Our team comprises scientists, engineers, and innovators who have developed some of the most widely utilized AI products, including ChatGPT and Character.ai, as well as open-weight models like Mistral, in addition to renowned open-source projects such as PyTorch, OpenAI Gym, Fairseq, and Segment Anything.
About the Role
We are seeking a talented Infrastructure Research Engineer to architect and develop the foundational systems that facilitate the scalable and efficient training of large models using reinforcement learning.
This position exists at the crossroads of research and large-scale systems engineering, requiring a professional who not only comprehends the algorithms behind reinforcement learning but also appreciates the practicalities of distributed training and inference at scale. You will have a diverse set of responsibilities, from optimizing rollout and reward pipelines to enhancing the reliability, observability, and orchestration of systems. Collaboration with researchers and infrastructure teams will be essential to ensure reinforcement learning is stable, rapid, and production-ready.

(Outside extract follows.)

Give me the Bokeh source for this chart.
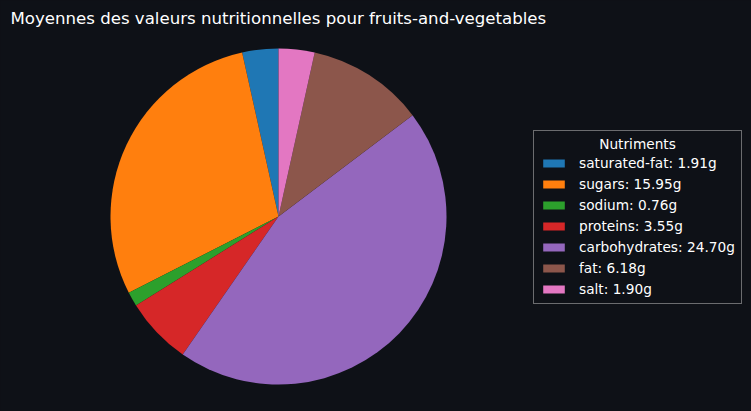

Note: This is an evergreen role that we maintain on an ongoing basis to express interest. Due to the high volume of applications we receive, there may not always be an immediate position that aligns perfectly with your skills and experience. We encourage you to apply, as we continuously review applications and reach out to candidates when new opportunities arise. You may reapply after gaining more experience, but please refrain from applying more than once every six months. Additionally, you may notice postings for specific roles that cater to unique project or team needs; in those circumstances, you are welcome to apply directly alongside this evergreen role.
What You’ll Do
- Design, implement, and optimize the infrastructure that supports large-scale reinforcement learning and post-training workloads.
- Enhance the reliability and scalability of the RL training pipeline, including distributed RL workloads and training throughput.
- Create shared monitoring and observability tools to ensure high uptime, debuggability, and reproducibility of RL systems.
- Work closely with researchers to translate algorithmic concepts into production-quality training pipelines.
- Develop evaluation and benchmarking infrastructure to assess model performance based on helpfulness, safety, and factual accuracy.
- Publish and disseminate insights through internal documentation, open-source libraries, or technical reports that contribute to the advancement of scalable AI infrastructure.